To understand the current United Kingdom (UK) defence policy in the Baltic and Nordic states, one must first appreciate the historical and geopolitical aspects. Britain has long-viewed the Baltic Sea as a key maritime trading route to which is has a substantial national interest in maintaining. In addition to this, concerning the geopolitics of mainland Europe, it has been in the UK’s interest to ensure that France, the low countries and northern Europe do not become dominated by a hegemonic European power, as it is from this part of Europe that an invasion of the UK would be initiated from. Norway for instance was considered vital to UK defence during the Second World War.

Currently, the UK Defence Policy regarding the Baltics and the Nordic states is one of bilateral defence agreement through NATO, and one of increased collaboration through the non-NATO members, Sweden and Finland. This autumn, Prime Minister Theresa May visited British troops in Estonia with French President Macron and their Estonian counterpart in a display of solidarity against Russia. That Sweden and Finland are non-NATO members need not be a for cause concern; a historical precedent has evolved in which Sweden especially and Finland increasingly enjoy a special working partnership with NATO. This was demonstrated by the July 2017 announcement that both states would join the UK-led Joint Expeditionary Force; seen amongst some as a possible step toward NATO membership in the future. In all but the circumstance of not holding a membership card the two states are considered NATO partners, underscored by a long-standing understanding between the UK and Sweden that during the Cold War if antagonised by Soviet aggression there would be assistance and collective defence by one another.

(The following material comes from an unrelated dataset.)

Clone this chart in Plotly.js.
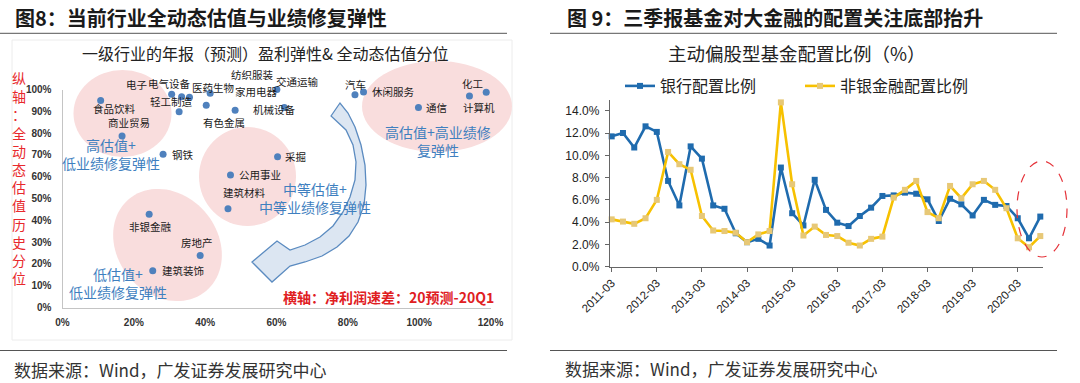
<!DOCTYPE html>
<html><head><meta charset="utf-8">
<script src="https://cdn.plot.ly/plotly-3.0.1.min.js"></script>
<style>html,body{margin:0;padding:0;background:#fff}#chart{width:1080px;height:383px}</style>
</head><body><div id="chart"></div>
<script>
// ---------- Left chart data (图8) ----------
const industries = ['食品饮料','商业贸易','钢铁','电子','电气设备','医药生物','轻工制造','纺织服装','家用电器','有色金属','交通运输','机械设备','汽车','休闲服务','通信','化工','计算机','采掘','公用事业','建筑材料','非银金融','房地产','建筑装饰'];
const profitGap   = [10.7,16.7,28.2,30.6,33.4,35.6,32.7,41.4,40.3,48.4,60.1,62.2,82.0,84.4,99.8,114.1,118.8,60.3,47.1,46.4,24.3,38.6,25.3];
const valuationPct= [94.9,78.7,70.3,97.8,96.7,96.4,89.8,98.3,92.8,90.5,100.0,91.7,97.6,98.9,91.7,97.0,98.7,69.2,60.8,45.3,42.8,23.8,16.9];
const leftXTicks = [0,20,40,60,80,100,120];
const leftXTickText = ['0%','20%','40%','60%','80%','100%','120%'];
const leftYTicks = [0,10,20,30,40,50,60,70,80,90,100];
const leftYTickText = ['0%','10%','20%','30%','40%','50%','60%','70%','80%','90%','100%'];

// ---------- Right chart data (图9) ----------
const quarters = ['2011-03','2011-06','2011-09','2011-12','2012-03','2012-06','2012-09','2012-12','2013-03','2013-06','2013-09','2013-12','2014-03','2014-06','2014-09','2014-12','2015-03','2015-06','2015-09','2015-12','2016-03','2016-06','2016-09','2016-12','2017-03','2017-06','2017-09','2017-12','2018-03','2018-06','2018-09','2018-12','2019-03','2019-06','2019-09','2019-12','2020-03','2020-06','2020-09'];
const bankAlloc    = [11.7,12.0,10.7,12.6,12.1,7.7,5.5,10.8,9.7,5.5,5.2,3.0,2.2,2.5,1.9,8.9,4.8,3.7,7.8,5.1,3.95,3.65,4.55,5.3,6.35,6.4,6.65,6.55,6.05,4.1,6.1,5.6,4.6,6.0,5.55,5.45,4.35,2.55,4.5];
const nonBankAlloc = [4.25,4.05,3.85,4.35,6.0,10.3,9.2,8.7,4.55,3.25,3.2,3.05,2.2,2.9,3.2,14.75,7.4,2.8,3.6,2.85,2.75,2.15,1.9,2.5,2.7,6.2,6.9,7.7,4.9,4.35,7.25,6.15,7.4,7.7,6.9,5.25,2.55,1.75,2.75];
const rightXTicks = ['2011-03','2012-03','2013-03','2014-03','2015-03','2016-03','2017-03','2018-03','2019-03','2020-03'];
const rightYTicks = [0,2,4,6,8,10,12,14];
const rightYTickText = ['0.0%','2.0%','4.0%','6.0%','8.0%','10.0%','12.0%','14.0%'];
const seriesNames = ['银行配置比例','非银金融配置比例'];

// ---------- helpers (layout only) ----------
const W=1080,H=383;
const px = x => x/W;
const py = y => 1 - y/H;
const CJK = '"Noto Sans CJK SC", sans-serif';
const ARIAL = '"Liberation Sans", Arial, sans-serif';
function pathFromPx(pts){
  return 'M' + pts.map(p => px(p[0]).toFixed(5)+','+py(p[1]).toFixed(5)).join(' L') + ' Z';
}
function ellipsePts(cx,cy,a,b,deg){
  const t = deg*Math.PI/180, pts=[];
  for(let i=0;i<90;i++){
    const u = 2*Math.PI*i/90, x=a*Math.cos(u), y=b*Math.sin(u);
    pts.push([cx + x*Math.cos(t) - y*Math.sin(t), cy + x*Math.sin(t) + y*Math.cos(t)]);
  }
  return pts;
}

// label offsets (pixels, dx right / dy up) for industry labels
const labelShift = [[14,-8],[7,13],[20,0],[-35,10],[-12,13],[24,10],[-8,10],[42,19],[50,14],[-11,-12],[21,8],[-10,-2],[1,10],[30,0],[18,0],[3,13],[-7,-15],[18,0],[30,0],[17,16],[1,-12],[-3,13],[30,0]];

const pink = '#F9DDDD';
const shapes = [
  {type:'rect', xref:'paper', yref:'paper', x0:px(12), x1:px(512), y0:py(340), y1:py(40), line:{color:'#ececec', width:1}, layer:'below'},
  {type:'circle', xref:'paper', yref:'paper', x0:px(73.5), x1:px(171.5), y0:py(157), y1:py(70), fillcolor:pink, line:{width:0}, layer:'below'},
  {type:'circle', xref:'paper', yref:'paper', x0:px(199), x1:px(296), y0:py(226), y1:py(127), fillcolor:pink, line:{width:0}, layer:'below'},
  {type:'circle', xref:'paper', yref:'paper', x0:px(362), x1:px(512), y0:py(152), y1:py(61), fillcolor:pink, line:{width:0}, layer:'below'},
  {type:'path', xref:'paper', yref:'paper', path:pathFromPx(ellipsePts(167.5,245,60,50,50)), fillcolor:pink, line:{width:0}, layer:'below'},
  // curved arrow
  {type:'path', xref:'paper', yref:'paper', layer:'below',
   path:pathFromPx([[331,116],[340,103],[348,113],[355,127],[361,145],[365,165],[366,185],[364,205],[358,222],[349,236],[337,247],[322,256],[305,262],[290,266],
                    [272,282],[252,262],[277,241],
                    [290,250],[305,245],[320,237],[333,226],[343,212],[350,197],[355,180],[356,162],[353,145],[346,130]]),
   fillcolor:'#DCE6F2', line:{color:'#5B8BC0', width:1.3}},
  {type:'line', xref:'paper', yref:'paper', x0:px(0), x1:px(507), y0:py(33.3), y1:py(33.3), line:{color:'#555', width:1}},
  {type:'line', xref:'paper', yref:'paper', x0:px(550), x1:px(1057), y0:py(33.3), y1:py(33.3), line:{color:'#555', width:1}},
  {type:'line', xref:'paper', yref:'paper', x0:px(0), x1:px(507), y0:py(350.5), y1:py(350.5), line:{color:'#555', width:1}},
  {type:'line', xref:'paper', yref:'paper', x0:px(550), x1:px(1057), y0:py(350.5), y1:py(350.5), line:{color:'#555', width:1}},
  {type:'circle', xref:'paper', yref:'paper', x0:px(1017), x1:px(1067), y0:py(257), y1:py(161), line:{color:'#E5333A', width:1.2, dash:'dash'}, layer:'above'}
];

const annotations = [];
function txt(text,x,y,size,color,opts){
  annotations.push(Object.assign({text:text, xref:'paper', yref:'paper', x:px(x), y:py(y), showarrow:false,
    xanchor:'center', yanchor:'middle', font:{family:CJK, size:size, color:color}}, opts||{}));
}
txt('图8：当前行业全动态估值与业绩修复弹性', 13, 17, 20, '#1a1a1a', {xanchor:'left', font:{family:CJK, size:20, color:'#1a1a1a', weight:700}});
txt('图 9：三季报基金对大金融的配置关注底部抬升', 565, 17, 20, '#1a1a1a', {xanchor:'left', font:{family:CJK, size:20, color:'#1a1a1a', weight:700}});
txt('一级行业的年报（预测）盈利弹性& 全动态估值分位', 265, 53, 16, '#222');
txt('主动偏股型基金配置比例（%）', 797, 53, 18.5, '#222');
txt('数据来源：Wind，广发证券发展研究中心', 12, 369, 17, '#333', {xanchor:'left'});
txt('数据来源：Wind，广发证券发展研究中心', 563, 368, 17, '#333', {xanchor:'left'});
txt('纵<br>轴<br>：<br>全<br>动<br>态<br>估<br>值<br>历<br>史<br>分<br>位', 18.5, 177.5, 14, '#E8282C');
txt('横轴：净利润速差：20预测-20Q1', 388.5, 297, 14, '#E0201F', {font:{family:CJK, size:14, color:'#E0201F', weight:700}});
const zoneBlue = '#3F7FBF';
txt('高估值+<br>低业绩修复弹性', 111, 154, 14, zoneBlue);
txt('中等估值+<br>中等业绩修复弹性', 314.5, 197.5, 14, zoneBlue);
txt('高估值+高业绩修<br>复弹性', 437.5, 140.5, 14, zoneBlue);
txt('低估值+<br>低业绩修复弹性', 117.5, 282.7, 14, zoneBlue);
industries.forEach((name,i) => {
  annotations.push({text:name, x:profitGap[i], y:valuationPct[i], xref:'x', yref:'y', showarrow:false,
    xanchor:'center', yanchor:'middle', xshift:labelShift[i][0], yshift:labelShift[i][1],
    font:{family:CJK, size:10.5, color:'#1a1a1a'}});
});

const traces = [
  {type:'scatter', mode:'markers', x:profitGap, y:valuationPct, xaxis:'x', yaxis:'y', showlegend:false,
   marker:{color:'#4F81BD', size:7}, cliponaxis:false, hoverinfo:'skip'},
  {type:'scatter', mode:'lines+markers', name:seriesNames[0], x:quarters, y:bankAlloc, xaxis:'x2', yaxis:'y2',
   line:{color:'#1F6BAE', width:2.6}, marker:{symbol:'square', size:6, color:'#1F6BAE'}, cliponaxis:false},
  {type:'scatter', mode:'lines+markers', name:seriesNames[1], x:quarters, y:nonBankAlloc, xaxis:'x2', yaxis:'y2',
   line:{color:'#F7C100', width:2.6}, marker:{symbol:'square', size:6, color:'#E7C877'}, cliponaxis:false}
];

const layout = {
  width:W, height:H, margin:{l:0,r:0,t:0,b:0}, paper_bgcolor:'#fff', plot_bgcolor:'rgba(0,0,0,0)',
  showlegend:true,
  legend:{orientation:'h', x:px(620), y:py(86), xanchor:'left', yanchor:'middle', bgcolor:'rgba(0,0,0,0)',
          font:{family:CJK, size:16, color:'#222'}, entrywidth:135, entrywidthmode:'pixels'},
  xaxis:{domain:[px(62.5), px(490.5)], range:[0,120], anchor:'y', tickmode:'array', tickvals:leftXTicks, ticktext:leftXTickText,
         showline:true, linecolor:'#C4C4C4', linewidth:1, showgrid:false, zeroline:false, ticks:'', ticklabelstandoff:5,
         tickfont:{family:ARIAL, size:10, color:'#333', weight:700}},
  yaxis:{domain:[py(307.5), py(89.5)], range:[0,100], anchor:'x', tickmode:'array', tickvals:leftYTicks, ticktext:leftYTickText,
         showline:true, linecolor:'#C4C4C4', linewidth:1, showgrid:false, zeroline:false, ticks:'', ticklabelstandoff:8,
         tickfont:{family:ARIAL, size:10, color:'#333', weight:700}},
  xaxis2:{domain:[px(610), px(1043)], type:'category', categoryorder:'array', categoryarray:quarters, range:[-0.15,38.24], anchor:'y2',
          tickmode:'array', tickvals:rightXTicks, ticktext:rightXTicks, tickangle:-45, ticks:'outside', ticklen:4, tickcolor:'#666',
          showline:true, linecolor:'#666', linewidth:1.2, showgrid:false, zeroline:false,
          tickfont:{family:ARIAL, size:11.5, color:'#222'}},
  yaxis2:{domain:[py(266.7), py(99.6)], range:[0,15], anchor:'x2', tickmode:'array', tickvals:rightYTicks, ticktext:rightYTickText,
          ticks:'outside', ticklen:4, tickcolor:'#666', showline:true, linecolor:'#666', linewidth:1.2, showgrid:false, zeroline:false,
          ticklabelstandoff:3, tickfont:{family:ARIAL, size:12, color:'#222'}},
  shapes:shapes, annotations:annotations
};
Plotly.newPlot('chart', traces, layout, {displayModeBar:false, staticPlot:true});
</script></body></html>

The lack of NATO membership for Sweden and Finland raises further issues. In the face of recent aggressive overtones by Moscow, the idea that it is a rather positive notion that neither of these countries bind the rest of NATO to an article 5 mutual defence pact holds not only popular political opinion, but practical foreign policy also. In fact, that all the Baltic states themselves are members of NATO is an indication of Putin’s failed foreign policy agenda, rather than the strength of Europe’s.

Interestingly, as members of the European Union (EU), yet not NATO, there is the potential for future incompatibility between the UK and Sweden and Finland. However, this can be mitigated when considering that Finland publicly acknowledges it is in its own interest that the UK take an increasing role in the wider Baltic region against the common threat perception; Russia. An increased partnership between the EU (post-Brexit) and NATO has been suggested as a possible strength allowing for greater collective ownership in the future, an agreement for a comprehensive approach to security in the region. This was highlighted by the four pillars on which Finland’s defence policy rest:

1. Critical (national) defence against external state aggression.

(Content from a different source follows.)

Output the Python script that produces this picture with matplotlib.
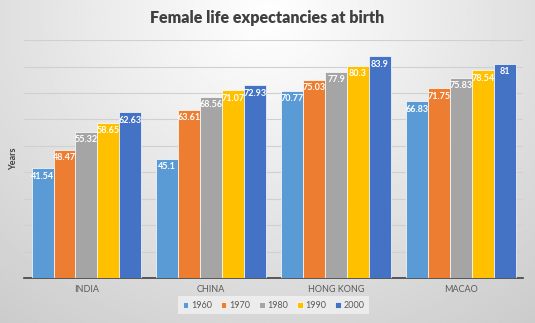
import numpy as np
import matplotlib
matplotlib.use('Agg')
import matplotlib.pyplot as plt

plt.rcParams['font.family'] = ['Lato', 'DejaVu Sans']

# Data
countries = ["INDIA", "CHINA", "HONG KONG", "MACAO"]
years = ["1960", "1970", "1980", "1990", "2000"]
life_1960 = [41.54, 45.1, 70.77, 66.83]
life_1970 = [48.47, 63.61, 75.03, 71.75]
life_1980 = [55.32, 68.56, 77.9, 75.83]
life_1990 = [58.65, 71.07, 80.3, 78.54]
life_2000 = [62.63, 72.93, 83.9, 81]
series = [life_1960, life_1970, life_1980, life_1990, life_2000]
colors = ["#5B9BD5", "#ED7D31", "#A5A5A5", "#FFC000", "#4472C4"]

fig = plt.figure(figsize=(5.35, 3.23), dpi=100)

# radial grey background
bg = fig.add_axes([0, 0, 1, 1], zorder=0)
yy, xx = np.mgrid[0:1:200j, 0:1:300j]
r = np.sqrt(((xx - 0.5) / 0.8) ** 2 + ((yy - 0.05) / 1.2) ** 2)
bg.imshow(1 - 0.2 * np.clip(r, 0, 1), cmap="gray", vmin=0, vmax=1,
          aspect="auto", extent=[0, 1, 0, 1], origin="upper")
bg.set_axis_off()

ax = fig.add_axes([0.045, 0.139, 0.933, 0.737], zorder=1)
ax.patch.set_alpha(0)

x = np.arange(len(countries))
width = 0.88 / len(years)
for i, (vals, col, yr) in enumerate(zip(series, colors, years)):
    pos = x - 0.44 + width * (i + 0.5)
    bars = ax.bar(pos, vals, width, color=col, edgecolor="white", linewidth=0.5,
                  label=yr, zorder=3)
    for b, v in zip(bars, vals):
        ax.text(b.get_x() + b.get_width() / 2, v - 1.3, f"{v:g}", ha="center",
                va="top", color="white", fontsize=6.5, fontweight="bold", zorder=4,
                family=["Liberation Sans Narrow", "Lato"])

ax.set_xlim(-0.5, 3.5)
ax.set_ylim(0, 90)
ax.set_yticks(np.arange(0, 91, 10))
ax.yaxis.grid(True, color="#D0D0D0", linewidth=0.8, zorder=0)
ax.tick_params(axis="y", length=0, labelleft=False)
ax.set_xticks(x)
ax.set_xticklabels(countries, fontsize=6.5, color="#595959")
ax.tick_params(axis="x", length=0, pad=5)
for s in ["top", "right", "left"]:
    ax.spines[s].set_visible(False)
ax.spines["bottom"].set_color("#404040")
ax.spines["bottom"].set_linewidth(1.2)
ax.set_ylabel("Years", fontsize=6.5, fontweight="bold", color="#404040", labelpad=4)

fig.text(0.5, 0.944, "Female life expectancies at birth", ha="center", va="center",
         fontsize=11.5, fontweight="heavy", color="#404040")

leg = ax.legend(loc="center", bbox_to_anchor=(0.5, -0.115), ncol=5, fontsize=6.5,
                frameon=True, handlelength=0.6, handleheight=0.6, handletextpad=0.3,
                columnspacing=1.0, borderpad=0.5)
leg.get_frame().set_facecolor("#F2F2F2")
leg.get_frame().set_edgecolor("none")
leg.get_frame().set_boxstyle("square", pad=0)
for t in leg.get_texts():
    t.set_color("#595959")

fig.savefig("out.png", dpi=100)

2. Bilateral relationships between the EU and NATO.

3. Further cooperation with NATO.

4. Development of the EU common defence treaty, as underscored by the Lisbon Treaty.

The bilateral security relationships between the EU and NATO were expanded upon by the wish for Finland to maintain and develop further transatlantic relations with the US and Canada, and allow for further military training exercises between the EU and NATO states in order to develop a European common strategic level.

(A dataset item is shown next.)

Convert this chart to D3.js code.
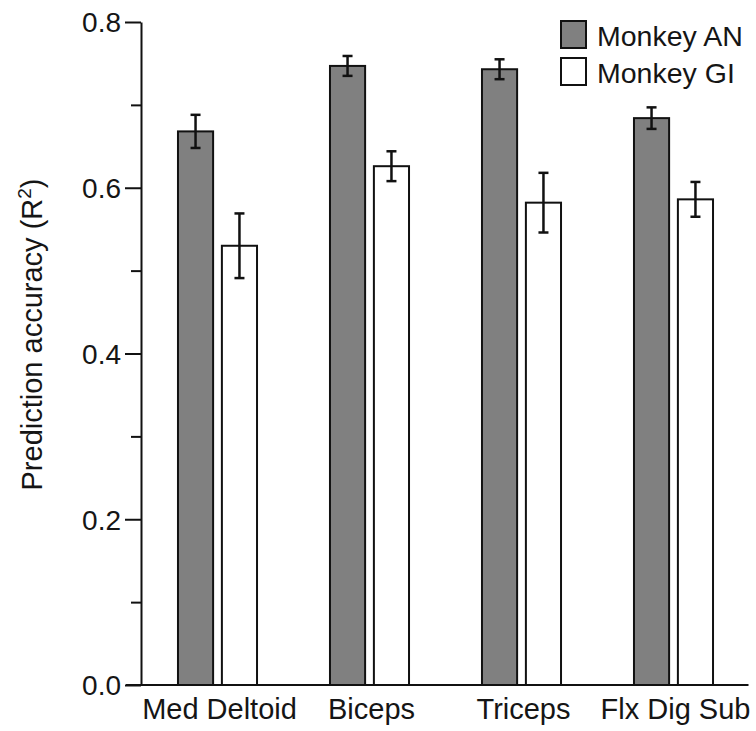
<!DOCTYPE html>
<html>
<head>
<meta charset="utf-8">
<script src="https://cdn.jsdelivr.net/npm/d3@7"></script>
<style>
  body { margin: 0; background: #fff; }
  text { font-family: "Liberation Sans", Arial, Helvetica, sans-serif; fill: #151515; }
</style>
</head>
<body>
<svg id="chart" width="756" height="731"></svg>
<script>
const muscles = ['Med Deltoid', 'Biceps', 'Triceps', 'Flx Dig Sub'];
const monkeys = ['Monkey AN', 'Monkey GI'];
const anMean = [0.668, 0.747, 0.743, 0.684];
const anErr = [0.020, 0.012, 0.012, 0.013];
const giMean = [0.530, 0.626, 0.582, 0.586];
const giErr = [0.039, 0.018, 0.036, 0.021];
const majorTicks = [0, 0.2, 0.4, 0.6, 0.8];
const minorTicks = [0.1, 0.3, 0.5, 0.7];

const fills = { 'Monkey AN': '#808080', 'Monkey GI': '#ffffff' };

const rows = muscles.map((m, i) => ({
  muscle: m,
  bars: [
    { monkey: monkeys[0], value: anMean[i], err: anErr[i] },
    { monkey: monkeys[1], value: giMean[i], err: giErr[i] }
  ]
}));

const svg = d3.select('#chart');
const plotLeft = 141, plotTop = 22, plotBottom = 685, plotRight = 749.5;

const x = d3.scaleBand()
  .domain(muscles)
  .range([plotLeft + 0.5, plotRight])
  .paddingInner(0.48)
  .paddingOuter(0.24);

const xs = d3.scaleBand()
  .domain(monkeys)
  .range([0, x.bandwidth()])
  .paddingInner(0.2);

const y = d3.scaleLinear().domain([0, 0.8]).range([plotBottom, plotTop]);

// minor ticks
svg.append('g')
  .attr('transform', `translate(${plotLeft},0)`)
  .call(d3.axisLeft(y).tickValues(minorTicks).tickSize(10).tickFormat(''))
  .call(g => g.select('.domain').remove())
  .call(g => g.selectAll('line').attr('stroke', '#111').attr('stroke-width', 2));

// major ticks + labels
svg.append('g')
  .attr('transform', `translate(${plotLeft},0)`)
  .call(d3.axisLeft(y).tickValues(majorTicks).tickSize(16).tickSizeOuter(0).tickPadding(4)
    .tickFormat(d3.format('.1f')))
  .call(g => g.select('.domain').attr('stroke', '#111').attr('stroke-width', 2))
  .call(g => g.selectAll('line').attr('stroke', '#111').attr('stroke-width', 2))
  .call(g => g.selectAll('text').attr('font-size', 28).attr('dy', '0.35em'));

// bars
const groups = svg.append('g').selectAll('g')
  .data(rows)
  .join('g')
  .attr('transform', d => `translate(${x(d.muscle)},0)`);

groups.selectAll('rect')
  .data(d => d.bars)
  .join('rect')
  .attr('x', d => xs(d.monkey))
  .attr('y', d => y(d.value))
  .attr('width', xs.bandwidth())
  .attr('height', d => y(0) - y(d.value))
  .attr('fill', d => fills[d.monkey])
  .attr('stroke', '#111')
  .attr('stroke-width', 2);

// error bars
const eb = groups.selectAll('g.err')
  .data(d => d.bars)
  .join('g')
  .attr('class', 'err')
  .attr('stroke', '#111')
  .attr('stroke-width', 2.5);

const cx = d => xs(d.monkey) + xs.bandwidth() / 2;
eb.append('line')
  .attr('x1', cx).attr('x2', cx)
  .attr('y1', d => y(d.value + d.err))
  .attr('y2', d => y(d.value - d.err));
eb.append('line')
  .attr('x1', d => cx(d) - 5).attr('x2', d => cx(d) + 5)
  .attr('y1', d => y(d.value + d.err)).attr('y2', d => y(d.value + d.err));
eb.append('line')
  .attr('x1', d => cx(d) - 5).attr('x2', d => cx(d) + 5)
  .attr('y1', d => y(d.value - d.err)).attr('y2', d => y(d.value - d.err));

// x baseline
svg.append('line')
  .attr('x1', plotLeft - 15).attr('x2', plotRight - 1)
  .attr('y1', y(0)).attr('y2', y(0))
  .attr('stroke', '#111').attr('stroke-width', 2);

// x labels
svg.append('g').selectAll('text')
  .data(muscles)
  .join('text')
  .attr('x', d => x(d) + x.bandwidth() / 2 + 2)
  .attr('y', 719)
  .attr('text-anchor', 'middle')
  .attr('font-size', 29)
  .text(d => d);

// y label
const yl = svg.append('text')
  .attr('transform', `translate(42,${(177 + 492) / 2}) rotate(-90)`)
  .attr('text-anchor', 'middle')
  .attr('font-size', 29);
yl.append('tspan').text('Prediction accuracy (R');
yl.append('tspan').attr('font-size', 19).attr('dy', -11).text('2');
yl.append('tspan').attr('dy', 11).text(')');

// legend
const lg = svg.append('g').selectAll('g')
  .data(monkeys)
  .join('g')
  .attr('transform', (d, i) => `translate(561,${21 + i * 37})`);
lg.append('rect')
  .attr('width', 25).attr('height', 27)
  .attr('fill', d => fills[d])
  .attr('stroke', '#111').attr('stroke-width', 2);
lg.append('text')
  .attr('x', 36).attr('y', 25)
  .attr('font-size', 28.5)
  .text(d => d);
</script>
</body>
</html>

The UK military commitment to the wider Baltic region plays a critical role in underscoring UK strategic aims in the region. Deploying over 800 troops, including heavy armour and ISTAR (intelligence, surveillance, target acquisition and reconnaissance) capability, the UK has a sizeable contribution toward the collective defence of the Baltics. There are 200 Danes deploying from 2018 and there are 200 French, as well as Germans, Poles and Americans. Despite the troop count too low to stop an armoured advance from Moscow, the point of the military commitment is two-fold. First, it acts as a trip-wire to external state aggression. It is assessed as highly improbable that Putin (or any other leader, for that matter) would risk the eventuality of a nuclear showdown by advancing Russian forces into these countries, potentially resulting in confrontation with UK forces. It is simply another form of detention. Lithuania, especially, sees the deployment of 1,000 Bundeswehr as an extremely reassuring act of Article 5 reassurance towards the Baltic states by the dominant NATO powers. The second point of the troop levels in the region is to develop the capabilities of the Baltic states themselves. They are not deployed in a vacuum, there are military forces already there, and by training them further they will be more effective going forward.

When considering the nature of the common threat perception further, the issue of Russian energy dependency by the majority of Europe, especially the Baltics, Poland, Germany and the UK must be analysed further. By Europe wishing to diversify its energy sources in the medium to long-term future, what implication will this have on the wider security situation within Europe? Currently, the security check which is provided by the economic and energy ties between the EU and Russia act as a further means against any military escalation. This will not always be here however, and is likely to prove more of a security issue in the future, and one which the UK needs to prepare for.

This leaves the future of UK defence policy in the wider Baltic and Nordic region in a robust position, though there are two areas for future discussion. First, there is an unwillingness in political discourse to discuss further the nuclear threat posed by Moscow, and what that means regarding Article 5 membership and the eventuality of a nuclear showdown which Putin would almost certainly threaten, should an incursion into the region occur. This is negligence of the highest order to not develop this into a coherent understanding at the strategic level, with the risk of escalation significant.

The final point to note regarding the future of UK defence policy in the Baltic and Nordic region is to consider the very real physical threat from hybrid warfare, especially through the means of cyber-warfare, already conducted by Moscow against EU and NATO members including, allegedly, the US, UK, Finland, Sweden and Estonia. The UK recently announced the large scale financial commitment to improving its offensive cyber-warfare and security program, but the EU and NATO have some way to go to collaborate against this increasingly dangerous security threat. Finland is currently leading the way in this field, this year launching the Centre of Excellence for Countering Hybrid Threats in Helsinki. The centre is aimed at countering Russian hybrid warfare — a mix of economic measures, propaganda, cyber-attacks, and covert military action. Widely acknowledged as an advanced power in its hybrid warfare capability, Russian capacity for this must be matched by NATO’s and, crucially, the UK’s, in order to maintain the future defence of the Baltic and Nordic region against this rising threat.